C’est ça, c’est ça parce que, chez lui, qui est un peu son héritage chez nous, qu’on essaye d’hériter en tous les cas, c’est que, quand vous vous souvenez dans son poème sur Marilyn, il dit que c’est une beauté qui ne sait pas qu’elle est belle. Le problème, c’est que quand vous savez que vous êtes belle, c’est foutu. Le regard sur soi en permanence, une forme de narcissisme qui fait que vous n’êtes plus là. Votre beauté est là mais plus vous, qui êtes cette beauté.

Et ça, Pasolini a toujours fait attention à ça et c’est ça qui est magnifique. Le personnage est là en entier et, je dirais, sans dédoublement, sans possibilité non plus de captation qui viendrait d’une image. C’est ça !

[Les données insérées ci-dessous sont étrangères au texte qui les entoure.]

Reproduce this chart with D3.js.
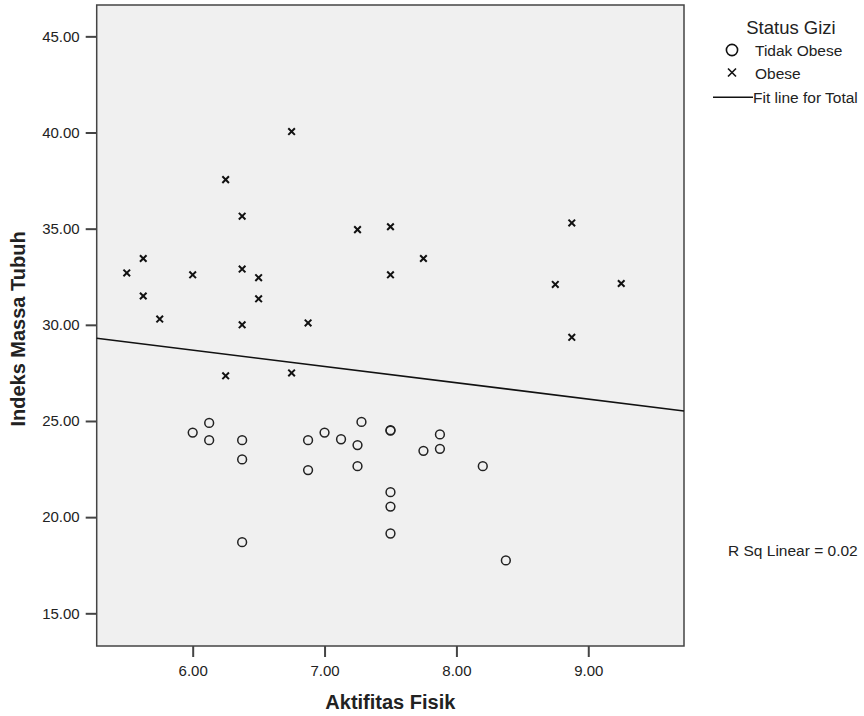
<!DOCTYPE html>
<html>
<head>
<meta charset="utf-8">
<script src="https://cdn.jsdelivr.net/npm/d3@7"></script>
<style>
  body { margin: 0; background: #fff; }
  text { font-family: "Liberation Sans", Arial, sans-serif; fill: #222; }
</style>
</head>
<body>
<div id="chart"></div>
<script>
// Data
const obeseX = [6.75, 6.25, 6.375, 7.25, 7.5, 5.625, 5.5, 6.0, 6.375, 6.5, 7.5, 5.625,
  6.5, 5.75, 6.375, 6.875, 6.25, 6.75, 7.75, 8.875, 8.75, 9.25, 8.875];
const obeseY = [40.05, 37.55, 35.65, 34.95, 35.1, 33.45, 32.7, 32.6, 32.9, 32.45, 32.6, 31.5,
  31.35, 30.3, 30.0, 30.1, 27.35, 27.5, 33.45, 35.3, 32.1, 32.15, 29.35];

const tidakX = [6.0, 6.125, 6.125, 6.375, 6.375, 6.375, 6.875, 6.875, 7.0, 7.125, 7.28, 7.25,
  7.25, 7.5, 7.5, 7.5, 7.5, 7.5, 7.75, 7.875, 7.875, 8.2, 8.375];
const tidakY = [24.4, 24.9, 24.0, 24.0, 23.0, 18.7, 24.0, 22.45, 24.4, 24.05, 24.95, 23.75,
  22.65, 24.5, 24.52, 21.3, 20.55, 19.15, 23.45, 24.3, 23.55, 22.65, 17.75];

const xTicks = [6, 7, 8, 9];
const yTicks = [15, 20, 25, 30, 35, 40, 45];
const fitLine = [33.78, -0.849]; // intercept, slope (Fit line for Total)
const legendItems = ["Tidak Obese", "Obese", "Fit line for Total"];

const margin = { top: 5, left: 96.7 },
  width = 587.3,
  height = 641;

const svg = d3.select("#chart").append("svg")
  .attr("width", 864)
  .attr("height", 716);

const g = svg.append("g")
  .attr("transform", "translate(" + margin.left + "," + margin.top + ")");

const x = d3.scaleLinear().domain([5.272, 9.726]).range([0, width]);
const y = d3.scaleLinear().domain([13.3, 46.63]).range([height, 0]);

// plot background
g.append("rect")
  .attr("width", width)
  .attr("height", height)
  .attr("fill", "#f0f0f0");

// axes
const xAxis = g.append("g")
  .attr("transform", "translate(0," + height + ")")
  .call(d3.axisBottom(x).tickValues(xTicks).tickSize(11).tickPadding(8).tickFormat(d3.format(".2f")));
const yAxis = g.append("g")
  .call(d3.axisLeft(y).tickValues(yTicks).tickSize(11).tickPadding(6).tickFormat(d3.format(".2f")));

[xAxis, yAxis].forEach(function (a) {
  a.select(".domain").remove();
  a.selectAll(".tick line").attr("stroke", "#444").attr("stroke-width", 2);
  a.selectAll(".tick text")
    .style("font-size", "15px")
    .style("font-family", "'Liberation Sans', Arial, sans-serif")
    .attr("fill", "#222");
});

// frame
g.append("rect")
  .attr("width", width)
  .attr("height", height)
  .attr("fill", "none")
  .attr("stroke", "#444")
  .attr("stroke-width", 1.5);

// fit line
const xd = x.domain();
g.append("line")
  .attr("x1", x(xd[0]))
  .attr("y1", y(fitLine[0] + fitLine[1] * xd[0]))
  .attr("x2", x(xd[1]))
  .attr("y2", y(fitLine[0] + fitLine[1] * xd[1]))
  .attr("stroke", "#111")
  .attr("stroke-width", 1.6);

// markers
function crossPath(s) {
  return "M" + -s + "," + -s + "L" + s + "," + s + "M" + -s + "," + s + "L" + s + "," + -s;
}

g.selectAll(".obese")
  .data(d3.zip(obeseX, obeseY))
  .enter()
  .append("path")
  .attr("class", "obese")
  .attr("transform", function (d) { return "translate(" + x(d[0]) + "," + y(d[1]) + ")"; })
  .attr("d", crossPath(3.3))
  .attr("stroke", "#111")
  .attr("stroke-width", 2);

g.selectAll(".tidak")
  .data(d3.zip(tidakX, tidakY))
  .enter()
  .append("circle")
  .attr("class", "tidak")
  .attr("cx", function (d) { return x(d[0]); })
  .attr("cy", function (d) { return y(d[1]); })
  .attr("r", 4.4)
  .attr("fill", "none")
  .attr("stroke", "#222")
  .attr("stroke-width", 1.5);

// axis titles
svg.append("text")
  .attr("x", margin.left + width / 2)
  .attr("y", 709)
  .attr("text-anchor", "middle")
  .style("font-size", "20px")
  .style("font-weight", "bold")
  .text("Aktifitas Fisik");

svg.append("text")
  .attr("transform", "translate(25," + 329 + ") rotate(-90)")
  .attr("text-anchor", "middle")
  .style("font-size", "20px")
  .style("font-weight", "bold")
  .text("Indeks Massa Tubuh");

// legend
const legend = svg.append("g");
legend.append("text")
  .attr("x", 791)
  .attr("y", 34)
  .attr("text-anchor", "middle")
  .style("font-size", "18.5px")
  .text("Status Gizi");

legend.append("circle")
  .attr("cx", 732)
  .attr("cy", 50)
  .attr("r", 5.6)
  .attr("fill", "none")
  .attr("stroke", "#111")
  .attr("stroke-width", 1.6);

legend.append("path")
  .attr("transform", "translate(732,72.5)")
  .attr("d", crossPath(4))
  .attr("stroke", "#111")
  .attr("stroke-width", 1.6);

legend.append("line")
  .attr("x1", 713).attr("x2", 753)
  .attr("y1", 97.3).attr("y2", 97.3)
  .attr("stroke", "#111")
  .attr("stroke-width", 1.6);

legend.selectAll(".item")
  .data(legendItems)
  .enter()
  .append("text")
  .attr("class", "item")
  .attr("x", function (d, i) { return i === 2 ? 753 : 755; })
  .attr("y", function (d, i) { return 55.5 + i * 23.5; })
  .style("font-size", "15.5px")
  .text(function (d) { return d; });

// R squared annotation
svg.append("text")
  .attr("x", 728)
  .attr("y", 555.5)
  .style("font-size", "15.5px")
  .text("R Sq Linear = 0.02");
</script>
</body>
</html>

C’est un peu compliqué à expliquer mais c’est ça qu’on essaye de filmer. C’est une image qui ne serait pas une image, si je puis dire, c’est-à-dire une image qui n’offrirait pas une ressemblance à elle-même, qui permettrait de dire : « Ah oui, oui, on a vu ! ». Non, on n’a pas vu, justement. Tu vois à l’instant mais tu ne peux pas dire que tu as vu déjà ce que tu vois. C’est ça qu’on essaye de… Et parfois, on se dit : « Attention, là, le personnage, il se retourne et il regarde ». C’est déjà un clin d’œil. C’est quelque chose qui ne fonctionne pas donc on essaye, on dit à ce moment-là : « Écoute, tu ne te retournes pas et on continue de te filmer un peu de dos ». Et donc, le dos, je le disais, je le répète, nous permet parfois d’éviter ces moments de caricature aussi : là, le rire, la façon de se retourner.